Painful – but not surprising – to read of yet another culture where the women are expected to serve the men in their family, and sacrifice their health, their children, love, dignity, whatever it takes. And those men with power (though they had little else) are taking advantage and not living up to their responsibility to care for those supposedly in their keeping.
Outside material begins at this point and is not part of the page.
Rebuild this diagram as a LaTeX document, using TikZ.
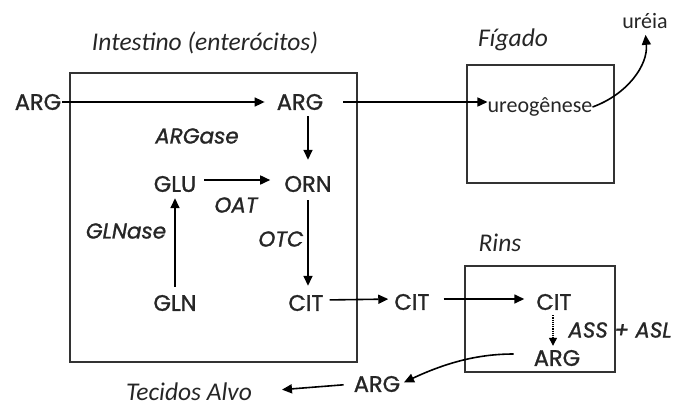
\documentclass[tikz,border=0pt]{standalone}
\usepackage{fontspec}
\usetikzlibrary{arrows.meta}
\newfontfamily\geofont{Poppins}[FakeBold=1.2]
\newfontfamily\calfont{Carlito}
\begin{document}
\begin{tikzpicture}[x=1pt,y=-1pt,
  lab/.style={font=\geofont\fontsize{22.5}{22.5}\selectfont, inner sep=0pt, text=black!85},
  enz/.style={font=\geofont\itshape\fontsize{21.5}{21.5}\selectfont, inner sep=0pt, text=black!85},
  ttl/.style={font=\calfont\itshape\fontsize{25.5}{25.5}\selectfont, inner sep=0pt, text=black!85},
  txt/.style={font=\calfont\fontsize{22}{22}\selectfont, inner sep=0pt, text=black!85},
  organ/.style={draw=black!80, line width=1.4pt, inner sep=0pt},
  arr/.style={line width=1.6pt, -{Triangle[length=10pt,width=9pt]}},
]
\useasboundingbox (0,0) rectangle (675,408);
% boxes
\node[organ, minimum width=287pt, minimum height=289pt] (intbox) at (213.5,217.5) {};
\node[organ, minimum width=147pt, minimum height=118pt] (figbox) at (540.5,124) {};
\node[organ, minimum width=150pt, minimum height=106pt] (rinbox) at (540,319) {};
% titles
\node[ttl] (tint) at (205,43) {Intestino (enterócitos)};
\node[ttl] (tfig) at (513,40) {Fígado};
\node[ttl] (trin) at (500,243) {Rins};
\node[ttl] (talvo) at (189,392) {Tecidos Alvo};
% metabolites
\node[lab] (argL) at (38,102) {ARG};
\node[lab] (argI) at (300,102) {ARG};
\node[lab] (glu) at (175,184) {GLU};
\node[lab] (orn) at (308,184) {ORN};
\node[lab] (gln) at (175,303) {GLN};
\node[lab] (citI) at (306,303) {CIT};
\node[lab] (citM) at (412,302) {CIT};
\node[lab] (citR) at (554,302) {CIT};
\node[lab] (argR) at (557,358) {ARG};
\node[lab] (argB) at (377,384) {ARG};
\node[txt] (ureo) at (540,107) {ureogênese};
\node[txt] (ureia) at (645,21) {uréia};
% enzymes
\node[enz] (argase) at (197,136) {ARGase};
\node[enz] (oat) at (236,205) {OAT};
\node[enz] (otc) at (281,239) {OTC};
\node[enz] (glnase) at (126,231) {GLNase};
\node[enz] (assasl) at (620,330) {ASS + ASL};
% arrows
\draw[arr, shorten >=12pt, shorten <=1pt] (argL.east) -- (argI.west);
\draw[arr, shorten >=16pt, shorten <=6pt] (argI.south -| orn.north) -- (orn.north);
\draw[arr, shorten <=8pt, shorten >=14pt] ([yshift=4pt]glu.east) -- ([yshift=4pt]orn.west);
\draw[arr, shorten <=8pt, shorten >=6pt] (gln.north) -- (glu.south);
\draw[arr, shorten <=8pt, shorten >=9pt] (orn.south) -- (citI.north -| orn.south);
\draw[arr, shorten <=6pt, shorten >=6pt] ([yshift=3pt]citI.east) -- ([yshift=3pt]citM.west);
\draw[arr, shorten <=14pt, shorten >=12pt] ([yshift=3pt]citM.east) -- ([yshift=3pt]citR.west);
\draw[arr, shorten <=20pt] (argI.east) -- (ureo.west |- argI.east);
\draw[arr, shorten >=6pt] (ureo.east) to[out=20,in=-85] (ureia.south);
\draw[line width=1.2pt, densely dotted, -{Triangle[length=8pt,width=8pt]}, shorten <=5pt, shorten >=4pt] (citR.south -| 553,0) -- (argR.north -| 553,0);
\draw[arr, shorten <=20pt, shorten >=4pt] ([yshift=4pt]argR.west) to[out=180,in=25] (argB.east);
\draw[arr, shorten <=10pt, shorten >=30pt] (argB.west) -- (talvo.east);
\end{tikzpicture}
\end{document}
And in case anyone is wondering – the problem is not that it is men in charge and women not in charge. The same thing would happen if the women were all given unearned power w/no question.  The problem is placing an entire class of people in charge based on that class/gender/color/whatever and another in the submissive role for not being of the proper class. Absolute power corrupts absolutely, yes?  Unfortunately, on this particular planet, it is far and away the male gender that has been placed in the power role over entirely too much of the world, and therefore entirely too many women and girls suffering because of it.  I am NOT bashing men because they are men; I’m infuriated at a system that distributes power so arbitrarily.
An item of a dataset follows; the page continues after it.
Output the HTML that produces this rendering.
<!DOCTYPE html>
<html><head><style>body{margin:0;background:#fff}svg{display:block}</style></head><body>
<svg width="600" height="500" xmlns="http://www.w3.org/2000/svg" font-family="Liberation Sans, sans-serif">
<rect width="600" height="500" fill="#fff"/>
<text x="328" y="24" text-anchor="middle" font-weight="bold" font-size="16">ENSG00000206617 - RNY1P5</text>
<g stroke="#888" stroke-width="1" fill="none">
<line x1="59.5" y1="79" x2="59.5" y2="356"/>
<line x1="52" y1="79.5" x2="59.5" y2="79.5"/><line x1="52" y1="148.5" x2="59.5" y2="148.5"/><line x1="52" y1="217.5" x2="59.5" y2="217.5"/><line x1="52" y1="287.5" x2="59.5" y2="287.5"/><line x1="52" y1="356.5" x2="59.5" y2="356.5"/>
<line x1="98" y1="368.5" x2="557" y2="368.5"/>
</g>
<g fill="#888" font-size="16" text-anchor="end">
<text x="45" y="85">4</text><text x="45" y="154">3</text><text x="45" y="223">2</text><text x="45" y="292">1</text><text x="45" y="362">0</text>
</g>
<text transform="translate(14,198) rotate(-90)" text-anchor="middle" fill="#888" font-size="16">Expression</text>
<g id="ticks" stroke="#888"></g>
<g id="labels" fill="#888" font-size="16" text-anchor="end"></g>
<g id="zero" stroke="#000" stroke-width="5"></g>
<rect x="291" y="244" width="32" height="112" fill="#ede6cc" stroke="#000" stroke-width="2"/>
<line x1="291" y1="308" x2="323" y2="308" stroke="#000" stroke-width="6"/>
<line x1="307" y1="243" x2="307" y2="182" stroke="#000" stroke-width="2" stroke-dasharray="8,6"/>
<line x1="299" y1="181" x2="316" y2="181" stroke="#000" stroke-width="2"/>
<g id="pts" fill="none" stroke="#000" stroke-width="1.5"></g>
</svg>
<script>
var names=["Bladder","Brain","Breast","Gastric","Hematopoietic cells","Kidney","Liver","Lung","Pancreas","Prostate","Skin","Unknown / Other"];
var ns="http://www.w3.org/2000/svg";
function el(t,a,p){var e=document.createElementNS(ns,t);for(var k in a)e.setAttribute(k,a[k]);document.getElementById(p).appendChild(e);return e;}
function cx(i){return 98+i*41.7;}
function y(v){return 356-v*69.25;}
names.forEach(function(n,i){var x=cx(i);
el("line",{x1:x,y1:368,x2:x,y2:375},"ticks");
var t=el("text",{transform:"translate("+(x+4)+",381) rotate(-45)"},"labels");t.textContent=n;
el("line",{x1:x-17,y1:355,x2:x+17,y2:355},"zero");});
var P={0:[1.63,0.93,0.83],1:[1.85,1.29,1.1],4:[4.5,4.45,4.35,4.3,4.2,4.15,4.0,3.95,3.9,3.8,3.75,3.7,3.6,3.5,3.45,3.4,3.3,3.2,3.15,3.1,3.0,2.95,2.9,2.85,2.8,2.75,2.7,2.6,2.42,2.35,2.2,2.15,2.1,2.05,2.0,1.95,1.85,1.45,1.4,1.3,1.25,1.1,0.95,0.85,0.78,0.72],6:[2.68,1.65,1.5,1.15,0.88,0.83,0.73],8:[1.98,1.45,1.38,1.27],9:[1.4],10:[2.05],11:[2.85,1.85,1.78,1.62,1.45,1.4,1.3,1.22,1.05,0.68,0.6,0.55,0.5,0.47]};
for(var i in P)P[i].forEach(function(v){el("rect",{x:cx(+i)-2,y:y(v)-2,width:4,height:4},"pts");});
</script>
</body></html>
I am no student of Viet Nam, so I learned a lot here – but always through the lives of these very well-written characters, otherwise I probably would have moved on to some other book (there a big stack over there, taunting me). When I get worked up and angry at characters in a novel, it’s a sign of great writing. In the end, this is the story of cultural upheaval through the lens of one family. The book is wonderful, and I’ll be looking for more books by Duong in the future.

what I did last Saturday

I think I first saw The Summer We Fell Apart by Robin Antalek in a San Francisco book store. I was too broke to buy it (because I was already in San Francisco on a trip I couldn’t really afford). I’m sure I wanted it because it was about siblings who grew up with neglectful (but fabulous) parents and how they deal with that.  I must have put it on hold at the library at some point after I got back, but I don’t remember doing it.  I picked it up this morning and the day disappeared while I devoured it.

The book is impressive. Antalek takes us through the pain of each particular child, one at a time, while they spend their adult lives trying to figure out how to be happy.  Every bit of it rings true.  The youngest child is the most protected from the damage done by the parents, buffered by her older siblings and their solid presence, while the older kids take longer to find distance and recover from the heavy hits they took from selfish, immature parents.  And even as they hurt each other, the siblings love each other and try to help each other climb out of the foxholes they’ve dug for themselves. The ending is hopeful, and some of the kids even find love and happiness. But what they have, in the end, is each other.

This family has more siblings, more drama, and more damage – but it’s not really that different from my own family (though my parents were not famous artistic people, but more Joe & Judy Average).  Except in this family, you get to see how everyone feels. Everyone but the dad, who dies from a brain tumor (though even with him we get glimpses). In real life, you don’t necessarily get to see inside your parents’ heads for a glimpse of what the hell they were thinking about while your childhood went down the drain.

I think the hardest sibling to read about is the oldest, Kate.  How she made excuses for the faults of her father while being a parent to her three younger siblings. How she finally took off and never looked back. How she let her need for her father’s approval destroy the only healthy, loving, romantic relationship in her life. How she still tried to make everything ok for her siblings, even as adults, and failed miserably and felt completely unappreciated by them. I saw pieces of myself and both of my sisters in this poor woman. Lucky for us, we’ve all healed a lot more than she has by the end of this book.

I find it hard to believe that Antalek might have grown up in a loving, supportive environment – that’s how realistic this book feels. I have no clue if/how much of it may be autobiographical, and I really don’t care. I just know that she has constructed a family of extraordinary veracity and complexity, and reading their story feels like witnessing a crime and its aftermath.